Voltaire — To learn who rules over you, simply find out who you are not allowed to criticize
Wednesday, January 19, 2011
A leading civil rights leader in Congress believes the Democratic Party is losing too many white voters
In an interview, Rep. John Lewis (D-Ga.) said Democrats need to "go all out" to win back white Southern voters before the next election. White voters preferred Republican candidates by almost two-to-one in the 2010 midterms. Their support helped the GOP win 22 seats in the states that make up the Old Confederacy. The Democrats' only pickup in the region was the New Orleans district where the party holds a registration advantage. Since November 2010, there have been a string of defections by Southern Democratic state lawmakers, which has prompted renewed speculation about the party’s future in the region. Former Alabama Rep. Artur Davis (D) said Democrats should even consider running as Independents if they want to succeed.
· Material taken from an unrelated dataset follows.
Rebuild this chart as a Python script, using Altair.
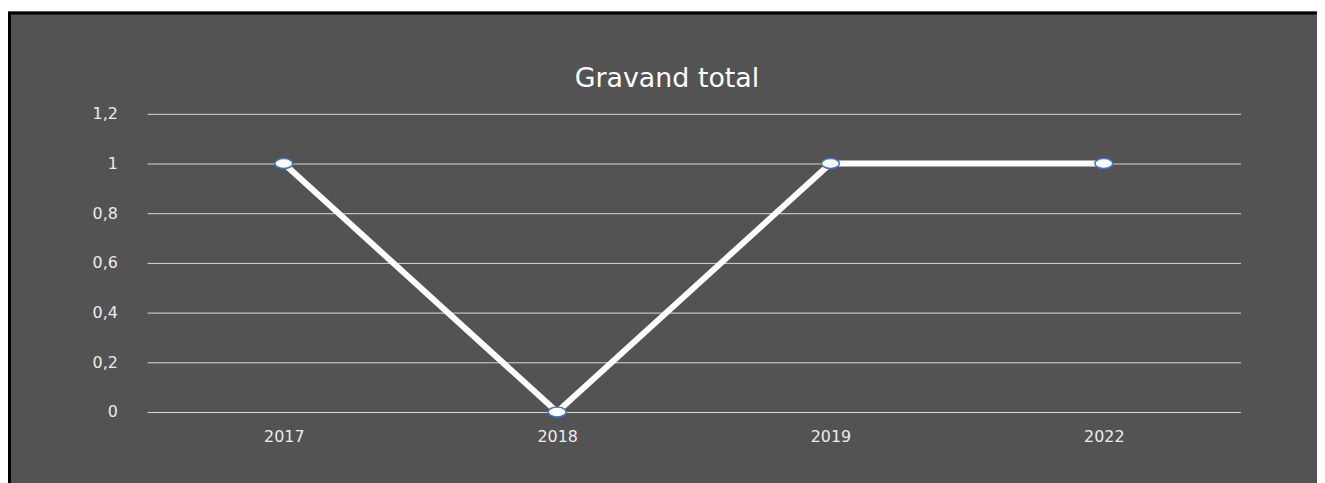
import altair as alt
import pandas as pd

years = ["2017", "2018", "2019", "2022"]
values = [1, 0, 1, 1]
y_ticks = [0, 0.2, 0.4, 0.6, 0.8, 1.0, 1.2]
title_text = "Gravand total"

df = pd.DataFrame({"year": years, "value": values})

FONT = "DejaVu Sans"
BG = "#535353"
TXT = "#ececec"

deco = alt.Data(values=[{"a": 1}])
top_strip = alt.Chart(deco).mark_rect(fill="white").encode(
    x=alt.value(-145), x2=alt.value(1300),
    y=alt.value(-110), y2=alt.value(-103)
)
frame = alt.Chart(deco).mark_rect(
    fill="transparent", stroke="black", strokeWidth=3
).encode(
    x=alt.value(-138.5), x2=alt.value(1300),
    y=alt.value(-101.5), y2=alt.value(500)
)
title = alt.Chart(deco).mark_text(
    text=title_text, font=FONT, fontSize=27, color="white",
    align="center", baseline="middle"
).encode(x=alt.value(523), y=alt.value(-35))

x_enc = alt.X("year:N", sort=years, title=None,
              scale=alt.Scale(paddingInner=0, paddingOuter=0),
              axis=alt.Axis(labelAngle=0, domain=False, ticks=False,
                            labelColor=TXT, labelFont=FONT,
                            labelFontSize=16, labelPadding=17))
y_enc = alt.Y("value:Q", title=None,
              scale=alt.Scale(domain=[0, 1.2], nice=False),
              axis=alt.Axis(values=y_ticks, domain=False, ticks=False,
                            grid=True, gridColor="#d9d9d9", gridWidth=1,
                            labelColor=TXT, labelFont=FONT,
                            labelFontSize=16, labelPadding=30,
                            labelExpr="replace(format(datum.value, '~g'), '.', ',')"))

base = alt.Chart(df).encode(x=x_enc, y=y_enc)

line = base.mark_line(color="white", strokeWidth=6)
ellipse = "M -1 0 A 1 0.55 0 1 0 1 0 A 1 0.55 0 1 0 -1 0 Z"
pts = base.mark_point(shape=ellipse, size=324, filled=True, fill="white",
                      stroke="#4472C4", strokeWidth=1.5, opacity=1)

chart = alt.layer(line, pts, top_strip, frame, title).properties(
    width=1100, height=300,
    padding={"left": 140, "top": 105, "right": 77, "bottom": 70},
    autosize=alt.AutoSizeParams(type="none"),
).configure(background=BG).configure_view(stroke=None)

chart.save("out.html", embed_options={"renderer": "svg", "actions": False})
Lewis, who was a civil rights activist before being elected to Congress in 1986, said he's concerned the party is losing its diversity, which will make it difficult to reclaim the lost seats. "We've got to go all out and get white voters, especially white men, to come back to the Democratic Party," he said. "I just think it's important for the Democratic Party to roll out and try to reveal itself and not become a party that is split along racial lines." In the 2010 midterm election, white voters favored the GOP by a margin of 60% to 37%, according to the national exit poll conducted by Edison Research. It was a higher percentage than the margin claimed by the GOP during its 1994 landslide victory. Some Democrats, such as Rep. Emanuel Cleaver (Mo.), have predicted Obama's reelection prospects look daunting. "It's realistic for our party to understand the enormous challenge we're going to have to get him back in the White House in 2012," Cleaver, the new chairman of the Congressional Black Caucus, said recently.